In the initial days of the pandemic, India rapidly augmented its manufacturing of medical supplies like paracetamol, hydroxychloroquine (HCQs), masks and PPE kits in order to ramp up their exports abroad and helped over 150 countries deal with the raging pandemic. 

Since the development of anti-Covid-19 vaccines, the world has been looking up to India to leverage its superior vaccine manufacturing capacities for the global good. Towards this end, began the “Vaccine Maitri” program on January 20, 2021. As part of this humanitarian initiative, India has been supplying and donating India-made vaccines to countries across the globe, with our neighbours Maldives and Bhutan becoming the first recipients, in line with PM’s “Neighbourhood First” policy. 

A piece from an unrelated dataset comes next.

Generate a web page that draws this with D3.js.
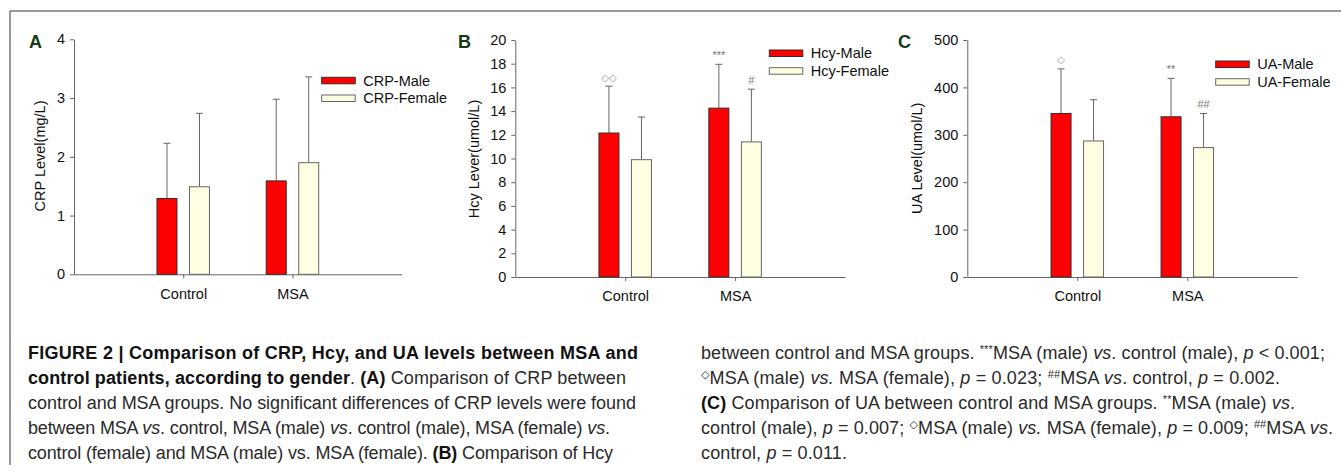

Since then, India has been at the centerstage of global recovery from the Covid-19 pandemic, having gifted and supplied vaccine doses to over 75 countries at the last count, and counting! This massive international initiative is being complemented by India’s ambitious domestic vaccination campaign, which has vaccinated over six crore people with anti-Covid-19 vaccines. 

While the impact of India-made anti-Covid-19 vaccines reaching the remotest corners of the world is significant in tangible terms, the diplomacy that goes behind such massive initiatives, often gets overlooked. This is where the “Vaccine Maitri” initiative gains prominence as it puts India and its emergence as a responsible global power, at the spotlight of global politics amidst a global health pandemic. Alongside the widespread goodwill and diplomatic heft it brings, the campaign also sets a great example for India’s future engagements with the world where it can take a leadership role while avoiding the geopolitical ripples that otherwise rupture global initiatives. 

They say a friend in need is a friend indeed, and this timeless phrase explains well both the reasoning behind this campaign’s name as well as the reiterate the underlying message- India was, is, and will continue to be a friend of the many, the humanity in its broadest sense.